Lagos, Abuja among top 4 most expensive cities in Africa – EIU


Lagos and Abuja have been listed among the top four cities in Africa with high cost of living, according to an index released by the Economist Intelligence Unit (EIU) on 25 African cities.
The key results of cost of living per city by the EIU reveal that Abuja is the second most expensive city with total expenditure score of 107.4, next to Luanda with a score of 131.8, while Lagos comes fourth with 100.8 total expenditure, as Addis Ababa came last with a score of 60.8.
A breakdown of the index shows that Abuja emerged number 12 out of 25 cities, in terms of consumption of alcoholic beverages, tobacco and narcotics, scoring 78.3, while Lagos scored 63.8 to emerge number 21 of the cities that consume same.
Meanwhile, Khartoum in Sudan comes tops on the list of cities with highest consumption of alcoholic beverages, tobacco and narcotics, scoring 121.3. On the other hand, Douala in Cameroon ranked last of the 25 cities sampled with 46.9 consumption rate.
In terms of transport, Lagos and Abuja emerged 15 and 22 out of the 25 cities, scoring 107.5 and 91.7, respectively.
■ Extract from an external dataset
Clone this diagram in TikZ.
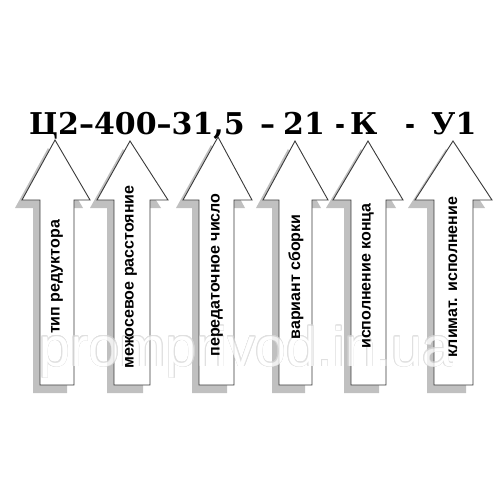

Top in the list is Abidjan with 172.0 score spent on transportation, while Alexandra in Egypt came last with a score of 71.7.
According to the EIU, per capita expenditure is higher in each of the sampled cities, as the index indicates that citizens in cities spend 94.4 percent more, per capita, than their counterparts in the countryside.
“Africa is urbanising fast and cities are attracting more and more migrants. As a result, we are witnessing the emergence of “super cities”- each bringing considerable opportunities. The demographic profile of these cities can be much different than the national level picture,” the EIU notes in the survey.
Africa’s growth is becoming more diverse as a result, companies are more interested than ever in expanding into Africa, it says further.
A recent survey conducted by The Economist Group of 217 global companies based in 45 countries reveals that expansion in Africa is a priority for two thirds of them within the next decade.
EIU’s key result of expenditure per capita differs markedly across cities. For instance, US$/per capita expenditure of Abuja and Lagos are 2,185 and 2,159, respectively, in terms of total expenditure on all items.
Johannesburg in South Africa emerged number one of the cities with highest US$/per capita expenditure, scoring 7,436, while Dar es Salam in Tanzania spend is lowest, scoring 572 US$/per capita expenditure.
A breakdown of the US$/per capital expenditure indicates that Lagos and Abuja scored 4 and 3, respectively, in terms of spend on alcoholic beverages and tobacco.
In the area of transport, US$/per capita expenditure of Abuja and Lagos stood at 157 and 147, respectively. Tripoli in Libya emerged the top most city with 1,780 US$/per capita expenditure on transport, while Lusaka in Zambia is at the bottom of the list with 31.
Even though, it says challenges remain, which include corruption, poor roads, inefficient border posts, inadequate railway networks, poor skill base, congested ports, and unwitting airports, among others.
To the EIU, to expand, companies need Africa city-level data and analysis, as “companies looking to expand into Africa want to concentrate their strategy where growth and demographics are most favourable – in major cities. It is not enough to plan a strategy around nationally-forecasted growth, but rather to have critical forecasting and business information on a particular city.”
The Economist Intelligence Unit also notes that 25 African cities present best opportunities for growth - based on key economic drivers, client feedback and a survey of economists.
In Corporate Network members, the EIU identifies 25 African cities (across 19 countries) that are of particular interest. The EIU collects and analyses the data needed to support the case and strategy for market entry.